*Exercise prompt*.
Omit every picture, and retype the lines that run from the beginning of the data below through the line containing "import seaborn as sns", inclusive.

Entries taken from a collection
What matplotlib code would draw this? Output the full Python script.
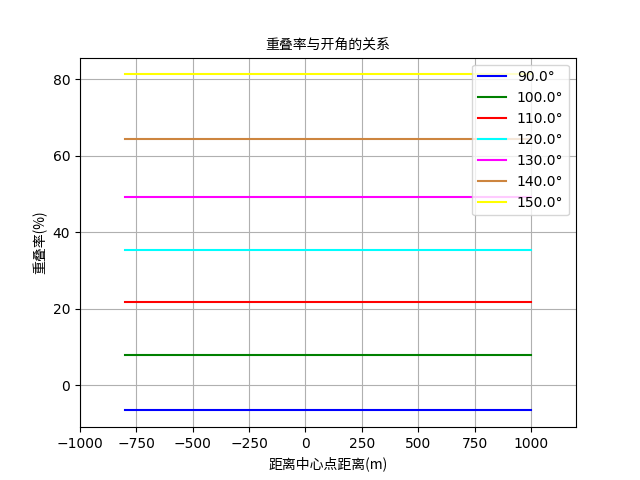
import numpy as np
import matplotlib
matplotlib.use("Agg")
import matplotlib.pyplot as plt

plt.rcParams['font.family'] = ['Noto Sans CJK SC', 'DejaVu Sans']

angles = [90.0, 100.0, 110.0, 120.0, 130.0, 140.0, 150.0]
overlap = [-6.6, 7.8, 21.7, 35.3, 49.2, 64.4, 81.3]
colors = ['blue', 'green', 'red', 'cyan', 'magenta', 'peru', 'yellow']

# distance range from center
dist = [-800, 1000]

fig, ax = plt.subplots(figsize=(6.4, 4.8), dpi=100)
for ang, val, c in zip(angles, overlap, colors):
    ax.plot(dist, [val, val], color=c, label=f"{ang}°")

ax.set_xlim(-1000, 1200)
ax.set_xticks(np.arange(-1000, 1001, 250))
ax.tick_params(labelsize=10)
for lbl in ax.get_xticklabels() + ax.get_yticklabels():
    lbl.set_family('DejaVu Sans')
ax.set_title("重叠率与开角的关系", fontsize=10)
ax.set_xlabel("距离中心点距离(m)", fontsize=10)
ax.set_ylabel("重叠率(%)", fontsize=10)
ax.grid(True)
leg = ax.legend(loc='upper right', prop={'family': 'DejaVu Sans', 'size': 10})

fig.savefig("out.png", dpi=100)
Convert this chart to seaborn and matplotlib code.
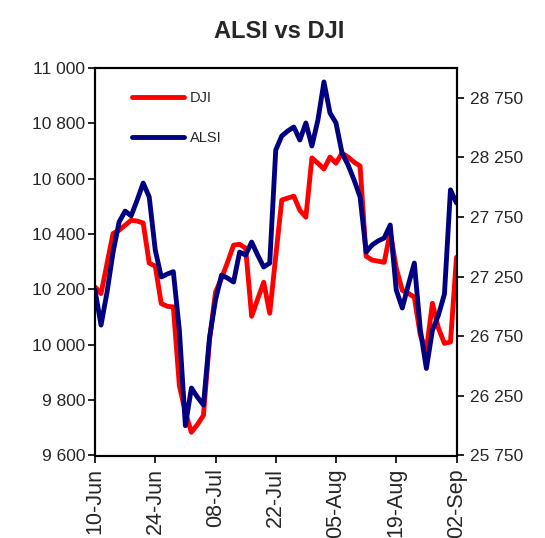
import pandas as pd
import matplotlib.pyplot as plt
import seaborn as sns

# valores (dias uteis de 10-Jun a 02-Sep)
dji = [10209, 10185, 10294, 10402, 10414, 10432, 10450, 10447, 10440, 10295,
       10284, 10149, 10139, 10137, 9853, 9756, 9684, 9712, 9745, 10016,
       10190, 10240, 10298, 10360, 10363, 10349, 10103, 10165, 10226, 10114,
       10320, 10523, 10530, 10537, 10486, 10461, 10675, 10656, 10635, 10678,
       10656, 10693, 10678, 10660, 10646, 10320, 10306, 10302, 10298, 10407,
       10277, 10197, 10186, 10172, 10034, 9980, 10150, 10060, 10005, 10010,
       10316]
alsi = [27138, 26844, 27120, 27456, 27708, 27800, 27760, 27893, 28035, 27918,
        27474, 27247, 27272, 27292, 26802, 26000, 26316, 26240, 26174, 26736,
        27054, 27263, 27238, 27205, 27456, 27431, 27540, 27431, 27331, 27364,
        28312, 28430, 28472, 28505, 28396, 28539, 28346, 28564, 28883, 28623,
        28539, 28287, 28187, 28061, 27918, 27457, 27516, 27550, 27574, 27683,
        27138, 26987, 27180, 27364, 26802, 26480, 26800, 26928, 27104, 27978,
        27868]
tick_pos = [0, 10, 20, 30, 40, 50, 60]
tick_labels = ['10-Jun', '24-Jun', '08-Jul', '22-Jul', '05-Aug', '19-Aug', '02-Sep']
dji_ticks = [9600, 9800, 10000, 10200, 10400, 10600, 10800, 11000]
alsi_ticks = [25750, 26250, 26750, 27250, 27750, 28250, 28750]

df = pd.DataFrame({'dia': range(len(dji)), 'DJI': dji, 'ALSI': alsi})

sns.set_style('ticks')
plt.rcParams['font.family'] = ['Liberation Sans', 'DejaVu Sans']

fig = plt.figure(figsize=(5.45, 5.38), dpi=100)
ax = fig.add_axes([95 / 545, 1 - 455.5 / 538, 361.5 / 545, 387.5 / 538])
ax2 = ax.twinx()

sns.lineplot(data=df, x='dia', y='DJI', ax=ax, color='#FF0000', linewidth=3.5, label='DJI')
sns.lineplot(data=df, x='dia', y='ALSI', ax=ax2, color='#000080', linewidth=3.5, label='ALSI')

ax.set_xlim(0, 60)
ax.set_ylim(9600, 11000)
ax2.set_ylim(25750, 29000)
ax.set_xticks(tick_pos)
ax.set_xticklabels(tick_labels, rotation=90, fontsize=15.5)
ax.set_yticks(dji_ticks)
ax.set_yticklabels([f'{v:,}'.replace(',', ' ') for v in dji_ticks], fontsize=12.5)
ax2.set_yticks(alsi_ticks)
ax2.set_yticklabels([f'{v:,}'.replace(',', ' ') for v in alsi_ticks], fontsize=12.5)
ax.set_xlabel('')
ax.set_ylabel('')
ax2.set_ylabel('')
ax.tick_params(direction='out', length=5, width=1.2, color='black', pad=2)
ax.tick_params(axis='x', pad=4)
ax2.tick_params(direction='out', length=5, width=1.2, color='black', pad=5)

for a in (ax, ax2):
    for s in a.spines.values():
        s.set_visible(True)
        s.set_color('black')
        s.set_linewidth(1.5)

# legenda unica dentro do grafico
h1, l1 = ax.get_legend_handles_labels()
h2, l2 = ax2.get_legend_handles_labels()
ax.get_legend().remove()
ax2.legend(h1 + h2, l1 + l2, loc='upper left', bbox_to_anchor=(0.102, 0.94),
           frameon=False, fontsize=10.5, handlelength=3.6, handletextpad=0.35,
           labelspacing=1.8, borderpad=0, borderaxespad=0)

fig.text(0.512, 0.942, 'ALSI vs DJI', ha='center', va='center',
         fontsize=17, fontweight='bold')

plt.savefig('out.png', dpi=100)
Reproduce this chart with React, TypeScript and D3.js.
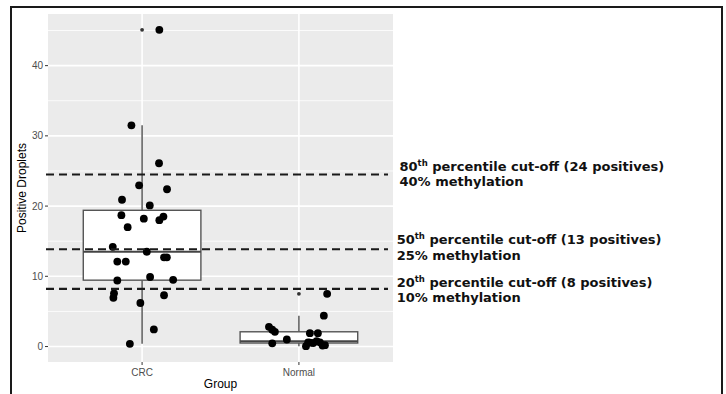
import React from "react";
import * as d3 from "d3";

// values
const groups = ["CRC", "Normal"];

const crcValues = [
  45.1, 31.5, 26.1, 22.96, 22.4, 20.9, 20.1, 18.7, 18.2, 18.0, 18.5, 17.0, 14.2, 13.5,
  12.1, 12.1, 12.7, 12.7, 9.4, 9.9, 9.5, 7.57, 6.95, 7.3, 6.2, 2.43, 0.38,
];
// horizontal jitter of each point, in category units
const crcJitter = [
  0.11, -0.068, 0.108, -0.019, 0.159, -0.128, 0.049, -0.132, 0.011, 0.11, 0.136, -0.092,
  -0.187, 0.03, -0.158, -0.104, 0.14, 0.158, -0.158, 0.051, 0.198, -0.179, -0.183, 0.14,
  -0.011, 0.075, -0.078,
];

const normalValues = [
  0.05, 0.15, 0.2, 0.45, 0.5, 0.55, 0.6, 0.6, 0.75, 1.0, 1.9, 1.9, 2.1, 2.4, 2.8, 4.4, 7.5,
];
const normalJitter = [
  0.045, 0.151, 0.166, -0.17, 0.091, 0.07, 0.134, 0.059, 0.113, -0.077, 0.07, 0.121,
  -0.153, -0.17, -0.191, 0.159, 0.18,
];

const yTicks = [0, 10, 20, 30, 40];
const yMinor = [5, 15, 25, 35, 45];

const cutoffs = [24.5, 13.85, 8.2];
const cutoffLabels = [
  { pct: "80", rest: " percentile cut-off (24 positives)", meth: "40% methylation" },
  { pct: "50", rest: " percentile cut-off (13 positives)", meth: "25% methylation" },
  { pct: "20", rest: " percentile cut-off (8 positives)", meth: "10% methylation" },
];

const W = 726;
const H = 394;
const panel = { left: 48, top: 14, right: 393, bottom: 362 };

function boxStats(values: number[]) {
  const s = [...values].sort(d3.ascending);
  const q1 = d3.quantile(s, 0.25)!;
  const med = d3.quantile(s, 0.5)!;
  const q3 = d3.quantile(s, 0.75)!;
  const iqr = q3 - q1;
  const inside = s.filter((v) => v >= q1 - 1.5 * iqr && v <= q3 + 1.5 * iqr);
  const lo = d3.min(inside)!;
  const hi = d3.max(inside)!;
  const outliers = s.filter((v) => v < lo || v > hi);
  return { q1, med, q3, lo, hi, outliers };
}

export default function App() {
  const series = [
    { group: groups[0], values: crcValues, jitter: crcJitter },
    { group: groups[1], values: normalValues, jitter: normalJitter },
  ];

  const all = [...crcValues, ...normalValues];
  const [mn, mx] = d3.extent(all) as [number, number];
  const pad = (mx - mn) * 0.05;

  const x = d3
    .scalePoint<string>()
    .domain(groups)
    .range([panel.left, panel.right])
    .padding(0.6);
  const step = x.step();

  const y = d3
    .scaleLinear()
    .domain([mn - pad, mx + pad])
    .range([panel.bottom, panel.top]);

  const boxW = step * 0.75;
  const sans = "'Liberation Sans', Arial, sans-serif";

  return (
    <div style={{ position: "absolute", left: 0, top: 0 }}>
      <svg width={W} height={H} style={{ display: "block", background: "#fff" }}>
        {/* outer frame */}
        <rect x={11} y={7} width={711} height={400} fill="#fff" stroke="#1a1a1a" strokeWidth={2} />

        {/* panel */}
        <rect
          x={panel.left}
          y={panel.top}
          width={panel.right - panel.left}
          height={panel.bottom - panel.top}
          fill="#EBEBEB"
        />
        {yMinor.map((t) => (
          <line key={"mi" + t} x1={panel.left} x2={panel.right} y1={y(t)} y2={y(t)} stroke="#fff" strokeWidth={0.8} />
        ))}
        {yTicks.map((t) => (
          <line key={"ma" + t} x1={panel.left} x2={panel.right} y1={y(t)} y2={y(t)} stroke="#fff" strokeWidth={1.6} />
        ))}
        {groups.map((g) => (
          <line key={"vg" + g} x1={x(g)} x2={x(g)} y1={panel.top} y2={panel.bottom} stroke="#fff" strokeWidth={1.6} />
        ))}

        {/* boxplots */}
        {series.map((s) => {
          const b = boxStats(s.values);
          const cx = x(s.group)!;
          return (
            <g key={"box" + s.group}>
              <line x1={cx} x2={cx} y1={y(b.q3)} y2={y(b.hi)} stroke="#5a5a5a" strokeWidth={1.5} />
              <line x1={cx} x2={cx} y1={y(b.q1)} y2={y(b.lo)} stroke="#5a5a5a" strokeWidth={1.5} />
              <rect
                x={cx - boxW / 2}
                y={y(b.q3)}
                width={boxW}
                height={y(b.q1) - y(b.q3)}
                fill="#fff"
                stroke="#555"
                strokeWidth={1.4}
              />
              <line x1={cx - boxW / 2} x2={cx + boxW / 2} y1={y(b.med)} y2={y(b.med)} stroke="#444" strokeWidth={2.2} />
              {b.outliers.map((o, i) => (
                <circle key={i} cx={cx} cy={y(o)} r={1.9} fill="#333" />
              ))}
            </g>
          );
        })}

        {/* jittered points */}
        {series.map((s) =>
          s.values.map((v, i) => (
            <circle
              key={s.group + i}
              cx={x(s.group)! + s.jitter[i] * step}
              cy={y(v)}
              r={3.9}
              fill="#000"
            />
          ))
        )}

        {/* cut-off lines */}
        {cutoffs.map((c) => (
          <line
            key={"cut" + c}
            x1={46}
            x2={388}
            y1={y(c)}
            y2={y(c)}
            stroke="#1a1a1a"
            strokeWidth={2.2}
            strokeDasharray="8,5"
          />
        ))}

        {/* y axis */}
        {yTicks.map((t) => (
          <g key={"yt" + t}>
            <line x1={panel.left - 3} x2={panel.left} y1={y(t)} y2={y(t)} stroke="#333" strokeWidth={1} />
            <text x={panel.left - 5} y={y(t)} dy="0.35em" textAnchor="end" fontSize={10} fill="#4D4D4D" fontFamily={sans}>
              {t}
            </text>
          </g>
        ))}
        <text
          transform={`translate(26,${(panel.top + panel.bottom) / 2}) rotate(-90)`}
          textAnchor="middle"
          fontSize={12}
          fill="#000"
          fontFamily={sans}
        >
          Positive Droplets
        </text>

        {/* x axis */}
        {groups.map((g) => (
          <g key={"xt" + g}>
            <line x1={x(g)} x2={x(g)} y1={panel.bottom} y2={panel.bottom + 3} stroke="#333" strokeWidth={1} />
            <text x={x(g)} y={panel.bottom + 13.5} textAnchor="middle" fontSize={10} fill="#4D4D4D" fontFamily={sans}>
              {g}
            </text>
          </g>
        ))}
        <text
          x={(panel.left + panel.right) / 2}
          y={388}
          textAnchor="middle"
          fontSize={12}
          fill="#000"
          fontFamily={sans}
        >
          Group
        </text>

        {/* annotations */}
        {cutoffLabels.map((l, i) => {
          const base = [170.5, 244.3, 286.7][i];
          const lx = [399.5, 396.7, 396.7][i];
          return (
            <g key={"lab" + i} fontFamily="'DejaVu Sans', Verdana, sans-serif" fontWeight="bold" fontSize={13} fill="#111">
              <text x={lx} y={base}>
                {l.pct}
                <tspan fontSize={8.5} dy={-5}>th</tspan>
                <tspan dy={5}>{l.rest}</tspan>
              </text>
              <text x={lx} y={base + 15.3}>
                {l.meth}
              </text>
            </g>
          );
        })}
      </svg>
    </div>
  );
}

*The answer*.
What matplotlib code would draw this? Output the full Python script.
import numpy as np
import matplotlib
matplotlib.use("Agg")
import matplotlib.pyplot as plt

plt.rcParams['font.family'] = ['Noto Sans CJK SC', 'DejaVu Sans']

angles = [90.0, 100.0, 110.0, 120.0, 130.0, 140.0, 150.0]
overlap = [-6.6, 7.8, 21.7, 35.3, 49.2, 64.4, 81.3]
colors = ['blue', 'green', 'red', 'cyan', 'magenta', 'peru', 'yellow']

# distance range from center
dist = [-800, 1000]

fig, ax = plt.subplots(figsize=(6.4, 4.8), dpi=100)
for ang, val, c in zip(angles, overlap, colors):
    ax.plot(dist, [val, val], color=c, label=f"{ang}°")

ax.set_xlim(-1000, 1200)
ax.set_xticks(np.arange(-1000, 1001, 250))
ax.tick_params(labelsize=10)
for lbl in ax.get_xticklabels() + ax.get_yticklabels():
    lbl.set_family('DejaVu Sans')
ax.set_title("重叠率与开角的关系", fontsize=10)
ax.set_xlabel("距离中心点距离(m)", fontsize=10)
ax.set_ylabel("重叠率(%)", fontsize=10)
ax.grid(True)
leg = ax.legend(loc='upper right', prop={'family': 'DejaVu Sans', 'size': 10})

fig.savefig("out.png", dpi=100)
Convert this chart to seaborn and matplotlib code.
import pandas as pd
import matplotlib.pyplot as plt
import seaborn as sns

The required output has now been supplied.